We ended our day at the Lonely Boulder, which prior to our arrival had only one established line on it (Foot Kaput, V4). Steve climbed a nice warm-up line and decided to call it Lonely No More (V0). It was a sit-start with big moves through rails and jugs – with a fitting name since it gave the boulder another line! I found a line in between Foot Kaput and Steve’s line – it had the same start as Steve’s but went directly up rather than trending right, and made use of a really sharp right hand crimp, and a fun left hand sloping jug. I called it Three’s a Crowd (V3).
We packed up our gear and made it down to the cars just as a giant full moon was making an appearance over the trees. C was exhausted from such an exciting day of sending new problems, so he was anti-social and snoring away in the tent while Manbert prepared a delicious feast over the campfire!
We were all feeling pretty beat up from so much climbing the day before, so we decided to stick with easy stuff for day 2. We started out at the Contact Station Boulders, where we played around on Ranger Rick (V1), Ranger Rim (V1), Periscope (V3), and Bombsight (V3). We then took off through the woods in search of the Quad area.
After lots of wandering around, we finally found all 4 boulders that make up the Quad. We had a few shenanigans on Biggie Good (V0+) when Steve broke off a very key giant undercling. Doing the same moves now feels around V2-ish, but Steve found some different beta that made it around V1.
I also gave Cut-throat (V4) a try, which had some really cool long moves on heinously sharp crimpy rails, but gave up after only a few go’s – I’d like to try it again on the first day of a trip, when I have more skin on my fingertips!
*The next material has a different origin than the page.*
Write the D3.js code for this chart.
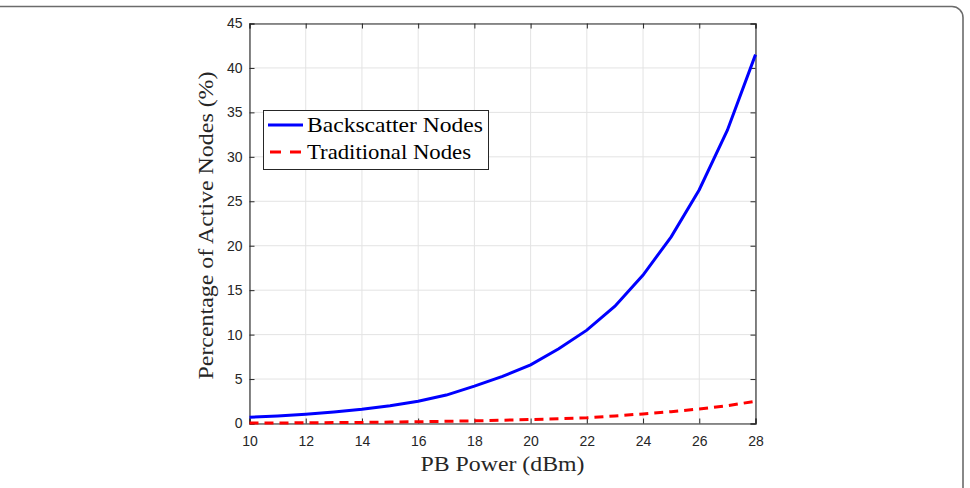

We just had a little bit of time left, so we ended our day cleaning off a section of Boulder #1, where we established a few more new lines before heading back home. Steve climbed a nice line that used some crazy looking stacked quartz that resembled a caterpillar – so he aptly named his new problem Quartz Caterpillar (V1). I found a lower start variation that increased the difficulty a bit, and called it Metamorphosis (V3).
We also cleaned off the bulging section of rock just to the left of Steve’s problem. I climbed a line there that had a difficult start on a sloping rail with a cool crossover move to big sloping holds and an easy top out. I called it Bear Paws (V2).
We met a lot of new cool friends this weekend, and got to climb with some folks we haven’t climbed in a while (plus our friend Matt finally got redemption after bailing on us on our first trip to the Highlands…)
We’ve been blessed to have such fantastic climbing weather this fall – which I feel like we deserve for enduring all those washout weekends at the New in early summer…This trip was especially cool because we got to be a part of the development of new areas in the park, which we haven’t had much opportunity to do before. For anyone considering making the trip to the Highlands – a weekend at Grayson always involves a unique combination of body-punishing climbing and remote wilderness relaxation – which to me is the perfect definition of “re-creation!”